Osman Kavala ABD için neden vazgeçilmez?

1 Kasım 2017’de tutuklanarak cezaevine konulan Mehmet Osman Kavala, ABD ve AB’nin Türkiye’deki en güvendiği isimlerden biri. Terör örgütü PKK ile olan yakın bağına rağmen, TSK’ya F-16 malzemesi de satan Osman Kavala “Kızıl Soros” adıyla da biliniyor.

Gezi Kalkışması’nın organizatörlerden biri olan Osman Kavala yargılandığı davada mahkeme heyeti karar duruşması öncesi değişmiş ve sürpriz bir şekilde beraat etmişti. 15 Temmuz Darbe Girişimi soruşturmasında tutuklu bulunana Osman Kavala, İletişim Yayınlarının ve Birgün gazetesinin de finansörü olarak biliniyor.

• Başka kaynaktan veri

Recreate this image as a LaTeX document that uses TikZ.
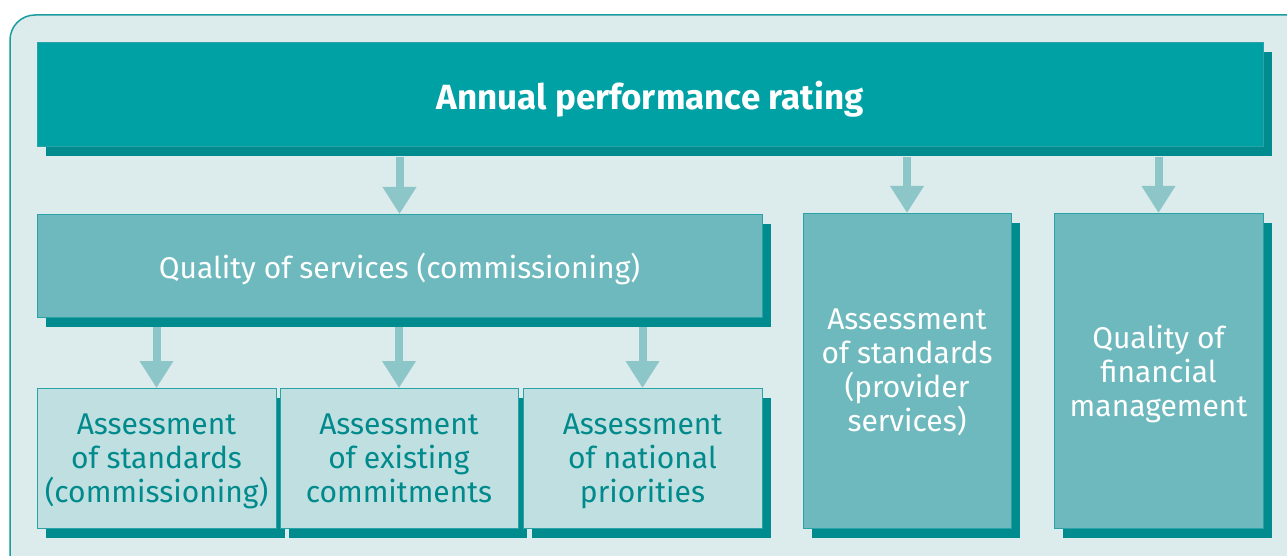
\documentclass[tikz,border=0pt]{standalone}
\usepackage{fontspec}
\setmainfont{Fira Sans}
\usetikzlibrary{arrows.meta, shadows}
\definecolor{bgc}{HTML}{DCEBEB}
\definecolor{framec}{HTML}{1B9C9E}
\definecolor{edgec}{HTML}{2BA3A6}
\definecolor{topc}{HTML}{00A1A5}
\definecolor{shadec}{HTML}{008C8E}
\definecolor{midc}{HTML}{6EB9BD}
\definecolor{lightc}{HTML}{C0DFE1}
\definecolor{arrc}{HTML}{8DC6C8}
\definecolor{textc}{HTML}{008A8C}

\begin{document}
\begin{tikzpicture}[x=1pt, y=-1pt,
panel/.style={draw=edgec, line width=1pt, inner sep=0pt, outer sep=0pt,
  anchor=north west, align=center, text depth=0pt,
  drop shadow={shadow xshift=9pt, shadow yshift=-9.5pt, fill=shadec, opacity=1}},
headbox/.style={panel, fill=topc, text=white, font=\fontsize{35}{40}\selectfont\bfseries},
midbox/.style={panel, fill=midc, text=white, font=\fontsize{30}{34}\selectfont},
lowbox/.style={panel, fill=lightc, text=textc, font=\fontsize{30}{34}\selectfont},
link/.style={draw=arrc, line width=8pt, -{Triangle[width=32pt, length=27pt]}, shorten <=10pt}
]
\path[use as bounding box, clip] (0,0) rectangle (1287,556);
\fill[white] (0,0) rectangle (1287,556);
\draw[fill=bgc, draw=framec, line width=1.5pt, rounded corners=25pt] (10,15) rectangle (1320,590);

% top row
\node[headbox, minimum width=1226pt, minimum height=104pt] (top) at (37,43) {Annual performance rating};

% second row
\node[midbox, minimum width=725pt, minimum height=103pt] (quality) at (37,214) {Quality of services (commissioning)};
\node[midbox, minimum width=208pt, minimum height=315pt] (prov) at (803,213) {Assessment\\of standards\\(provider\\services)};
\node[midbox, minimum width=209pt, minimum height=315pt] (fin) at (1054,213) {Quality of\\financial\\management};

% bottom row
\node[lowbox, minimum width=239pt, minimum height=140pt] (std) at (37,388) {Assessment\\of standards\\(commissioning)};
\node[lowbox, minimum width=238pt, minimum height=140pt] (exist) at (280,388) {Assessment\\of existing\\commitments};
\node[lowbox, minimum width=239pt, minimum height=140pt] (natl) at (523,388) {Assessment\\of national\\priorities};

\draw[link] (top.south -| quality.north) -- (quality.north);
\draw[link] (top.south -| prov.north) -- (prov.north);
\draw[link] (top.south -| fin.north) -- (fin.north);
\foreach \b in {std, exist, natl}
  \draw[link] (quality.south -| \b.north) -- (\b.north);
\end{tikzpicture}
\end{document}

Osman Kavala için açıklama yapanlar Katalonya için sustu

İspanya’ya bağlı özerk bir bölge olan Katalonya, 27 Ekim 2017 tarihinde bağımsızlığını ilan etmişti. Katalonya’nın bağımsızlığını ilan etmesinin sonucunda Katalanlar sokaklara döküldü ve durum tam anlamıyla İspanya-Katalonya krizine dönüştü. Katalonya’nın tek taraflı bağımsızlığını ilan etmesi üzerine, İspanya Senatosu’nda özerk hükümetin görevden alınmasına dair kararlar çıkartıldı. İspanya’da savcılık tarafından Katalan Bağımsızlık Hareketi’nde rol oynayan siyasi ve toplumsal liderlerin, devlete isyan suçlamasıyla 25 yıla varan ağır hapis cezaları istendi.23 Mart 2018’de İspanya Yüksek Mahkemesi, Katalan liderler hakkında uluslararası tutuklama emri verdi. 26 Mart 2018’de Katalonya Özerk Yönetimi’nin eski başkanı Carles Puigdemont yargıç karşısına çıktı ve Almanya’da gözaltına alındı. Katalan lider Puidgemont’un tutuklanmasının ardından Katalonya’da düzenlenen protestoların sonucunda 13’ü polis 73 kişi yaralandı.

Katalonya Krizi kapsamında tutuklanan diğer isimler; eski Katalonya Özerk Yönetimi Başkan Yardımcısı Oriol Junqueras, eski Katalan Parlamentosu Başkanı Carme Forcadell, bağımsızlık yanlısı sivil toplum kuruluşu yöneticileri Jordi Cuixart ile Jordi Sanchez.

Aralarında Katalonya Özerk Yönetimi Başkanı Carles Puigdemont’un da bulunduğu 13 Katalan liderin yargılandığı ve 6 siyasi firar hakkında uluslararası yakalama kararı çıkartılan dava 2018 yılında uluslararası arenada büyük yankı uyandırdı.

Aralarında tutuklu yargılanan birçok devlet adamının bulunduğu bu davada, her fırsatta insan haklarından ve adli yargılamadan bahseden ABD ve Avrupa Birliği (AB) sessiz kalmakla kalmayıp İspanya Hükümeti’ne destek oldu.

Avrupa Birliği Konsey Başkanı Donald Franciszek Tusk, “Bağımsızlık kararı bizim için bir şey değiştirmeyecek, biz sadece İspanya ile diyalog halinde olmaya devam edeceğiz” açıklamasında bulundu.

ABD, “Katalonya İspanya’nın ayrılmaz bir parçasıdır” ifadesini kullanarak Washington’un İspanyol Hükümeti’nin yanında olduğunu belirtti.

NATO, “Bu bir iç meseledir. İspanya bunu kendi içinde çözmelidir” dedi.

Amerika Birleşik Devletleri, Türkiye Cumhuriyeti Devleti ve Hükümeti’ni ortadan kaldırmaktan tutuklu, hem Gezi Olayları’nda hem Fethullahçı Terör Örgütü(FETÖ) tarafından düzenlenen darbe teşebbüsünde yer alan Osman Kavala söz konusu olduğunda oldukça titiz davranırken, hiçbir silahlı çatışmanın olmadığı İspanya’daki Katalonya Krizi’nde tutuklananlar hakkında bu zamana kadar hiçbir açıklama yapmadı.